La dose d’un autre

 

C’est une vraie galère d’obtenir un rendez-vous de vaccination contre la variole du singe. Ce qui est à la fois rassurant et frustrant. Rassurant parce cela montre que les populations à risque, qu’on pourrait grossièrement résumer, actuellement, aux LGBT sous Prep, se sont jetés sur les créneaux disponibles, sont très volontaires pour contenir l’épidémie, prennent leurs responsabilités avant que les cas ne s’étendent à des hétéros puis à la population générale. Mais frustrant parce qu’il n’y a manifestement pas assez de moyens mis en face. Et une communication flinguée, comme souvent quand il s’agit de santé.

 

 

« Les nouveaux créneaux sont ouverts chaque vendredi pour la semaine suivante ». Résultat des courses : aucun créneau disponible pour la semaine suivante, et des créneaux disponibles en août et en septembre, pile aux moments où je ne suis pas à Lyon. Je vais aller choper ma première dose à Paris, faute de solutions, en profitant d’un de mes déplacements là-bas. Mais je n’ai rien en vue, pour le moment, pour la deuxième dose, 28 jours plus tard. Ça va encore se terminer comme ça : en bricolage de doses réservées ici ou là selon mes déplacements à Paris ou ailleurs, comme pour le covid, histoire de coller au schéma « première dose + deuxième dose 28 jours plus tard ». Limite je vais devoir faire une heure d’autoroute jusqu’à Grenoble pour choper ma deuxième dose, à la fin… et du coup probablement la piquer à un grenoblois qui en aurait eu tout autant besoin que moi. La dose d’un autre. J’ai honte d’aller piquer des doses destinées à la population d’une autre ville, d’une autre région, parce que la mesure du besoin n’a pas été prise dans ma propre ville, qu’on a diffusé le vaccin au compte-goutte, traîné des pieds pour ouvrir les centres de vaccination.

 

Pendant ce temps, toujours pas beaucoup de transparence du côté des autorités sanitaires sur la disponibilité des doses et l’évolution de la situation. Bientôt les premiers cas seront déclarés chez des personnes hors des « populations à risque », et ce sera un scandale largement médiatisé, et les homos seront montrés du doigt, comme pour le VIH, pour avoir été la première population touchée.

 

 

Et déjà, pour tout le monde, même au sein de la communauté LGBT, ça semble se définir comme une maladie de pédés et de travailleuses et travailleurs du sexe, sous-entendu une maladie honteuse, une chtouille due à la promiscuité et à la fréquentation des bordels et des partouzes, un truc d’irresponsables, de gens dégoûtants et vicieux qui l’ont bien cherché, bref la stigmatisation et le slut shaming sont au top… Alors que la variole du singe n’est pas une IST, mais une maladie contagieuse qui se propage notamment par contact de la peau. Contact qui peut donc survenir largement en-dehors du sexe. Mais non, laissons donc les pédés se contaminer largement tout l’été, ça se tassera à la rentrée, les gars. Jusqu’à, pour reprendre ce tweet, que des parents d’enfants en bas âge se rendent compte avec horreur que la « deuxième varicelle » déclarée par leur bambin n’est pas une varicelle…

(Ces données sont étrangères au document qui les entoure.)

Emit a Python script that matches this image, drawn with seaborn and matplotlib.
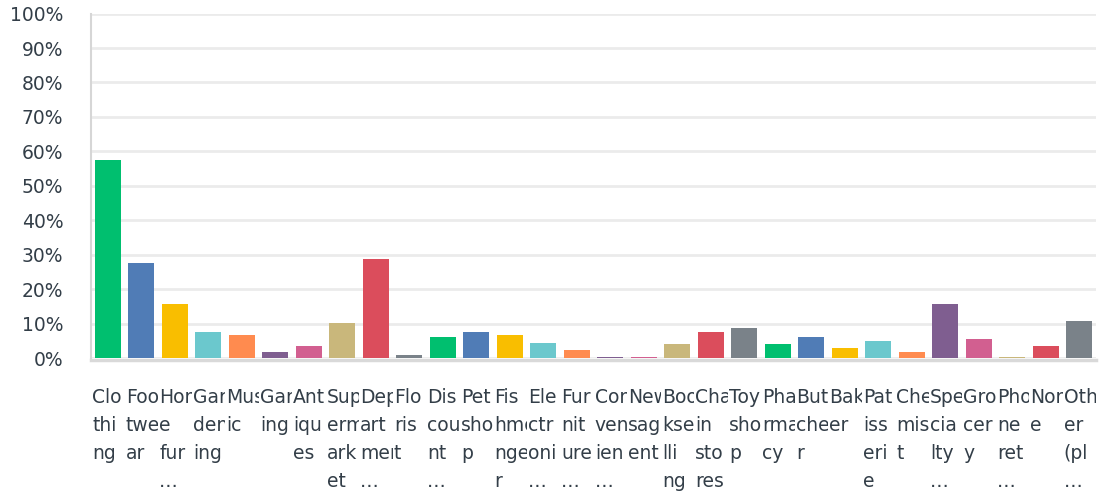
import matplotlib
matplotlib.use("Agg")
import matplotlib.pyplot as plt
import matplotlib.transforms as mtransforms
import pandas as pd
import seaborn as sns

# Kategorier (som vist, ombrudt pr. 3 tegn) og værdier i procent
labels = ["Clo\nthi\nng", "Foo\ntwe\nar", "Hom\ne\nfur\n…", "Gar\nden\ning", "Mus\nic",
          "Gam\ning", "Ant\niqu\nes", "Sup\nerm\nark\net", "Dep\nart\nmen\n…", "Flo\nris\nt",
          "Dis\ncou\nnt\n…", "Pet\nsho\np", "Fis\nhmo\nnge\nr", "Ele\nctr\noni\n…", "Fur\nnit\nure\n…",
          "Con\nven\nien\n…", "New\nsag\nent", "Boo\nkse\nlli\nng", "Cha\nin\nsto\nres", "Toy\nsho\np",
          "Pha\nrma\ncy", "But\nche\nr", "Bak\ner", "Pat\niss\neri\ne", "Che\nmis\nt",
          "Spe\ncia\nlty\n…", "Gro\ncer\ny", "Pho\nne\nret\n…", "Non\ne", "Oth\ner\n(pl\n…"]
values = [57.6, 27.6, 15.7, 7.6, 6.7, 1.7, 3.5, 10.2, 28.8, 0.9,
          6.1, 7.6, 6.7, 4.4, 2.3, 0.4, 0.4, 4.2, 7.6, 8.7,
          4.1, 6.1, 2.9, 4.9, 1.7, 15.7, 5.5, 0.4, 3.5, 10.8]
base_colors = ["#00BF6F", "#507CB6", "#F9BE00", "#6BC8CD", "#FF8B4F",
               "#7F5E90", "#D25F90", "#C9B77B", "#DB4D5C", "#7A8289"]
y_ticks = [0, 10, 20, 30, 40, 50, 60, 70, 80, 90, 100]

text_color = "#333e48"

sns.set_style("white")
plt.rcParams["font.family"] = ["DejaVu Sans"]

df = pd.DataFrame({"label": labels, "value": values})
palette = [base_colors[i % len(base_colors)] for i in range(len(labels))]

fig = plt.figure(figsize=(11.02, 4.96), dpi=100)
ax = fig.add_axes([0.0826, 0.278, 0.912, 0.6946])

sns.barplot(data=df, x="label", y="value", hue="label", palette=palette,
            order=labels, hue_order=labels, legend=False, width=0.78,
            saturation=1, linewidth=0, edgecolor="none", ax=ax)

ax.set_xlim(-0.5, len(labels) - 0.5)
ax.set_ylim(0, 100)
ax.set_yticks(y_ticks)
ax.set_yticklabels([f"{v}%" for v in y_ticks])
ax.set_xlabel("")
ax.set_ylabel("")

ax.yaxis.grid(True, color="#ebebeb", linewidth=2)
ax.set_axisbelow(True)
for side in ["top", "right"]:
    ax.spines[side].set_visible(False)
ax.spines["left"].set_color("#d6d6d6")
ax.spines["left"].set_linewidth(1.5)
ax.spines["bottom"].set_color("#d9d9d9")
ax.spines["bottom"].set_linewidth(2.5)
ax.spines["bottom"].set_position(("outward", 1.2))

ax.tick_params(axis="y", length=0, pad=20, labelsize=13.5, labelcolor=text_color)
ax.tick_params(axis="x", length=0, pad=20, labelsize=13.5, labelcolor=text_color)

# Venstrestillede etiketter, klippet til hver søjles kolonne
offset = mtransforms.ScaledTranslation(-15.5 / 100, 0, fig.dpi_scale_trans)
clip_trans = mtransforms.blended_transform_factory(ax.transData, fig.transFigure)
for i, lab in enumerate(ax.get_xticklabels()):
    lab.set_horizontalalignment("left")
    lab.set_verticalalignment("top")
    lab.set_linespacing(1.62)
    lab.set_transform(lab.get_transform() + offset)
    box = mtransforms.TransformedBbox(
        mtransforms.Bbox([[i - 0.5, 0], [i + 0.5, 1]]), clip_trans)
    lab.set_clip_box(box)
    lab.set_clip_on(True)

fig.savefig("out.png", dpi=100)
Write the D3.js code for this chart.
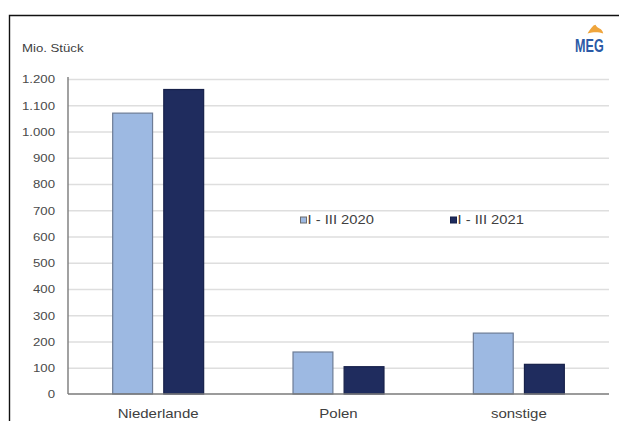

2 thoughts on “La dose d’un autre

  1. Matoo

    juillet 19, 2022 at 7:13

    Le discours est tout de même subtil quand je vois nos amis pédales s’écharper sur les internets, avec ceux qui recommandent assez sagement l’abstinence pendant quelques semaines (ou les trucs les plus exposés et multi-partenaires), et ceux qui tout aussi sages engueulent le gouvernement et son inaction (on est tous d’accord), ceux qui veulent pointer le truc gay car c’est une réalité (mais pas du tout une finalité) et que ça permet aux concernés d’être au jus, ceux qui voudraient qu’on en parle pas du tout pour ne pas stigmatiser. Bref, comme d’hab, tout ce vaut selon le dosage, le contexte et à qui on parle. 😀 Et le slut-shaming qui me fout tellement en rogne !!!

    • Vinsh

      juillet 20, 2022 at 3:00

      C’est triste parce que ça finit vite par tourner autour de ça, de l’abstinence, alors que le vaccin existe, et qu’on est tous tiraillés entre l’envie de profiter de notre été et l’envie de préserver l’image d’une communauté « responsable ». Franchement, me dire que je vais flipper et « rester sage » jusqu’en octobre ou novembre, ça me fout le seum, je dois l’avouer.
      Mais ça passerait mieux si on n’avait pas déjà un vaccin sous la main : là on se dit qu’on pourrait s’éviter les symptômes, la contagion et la crise sanitaire, mais qu’on n’a juste pas assez de doses ou pas assez de personnes disponibles pour les administrer, ça rend fou.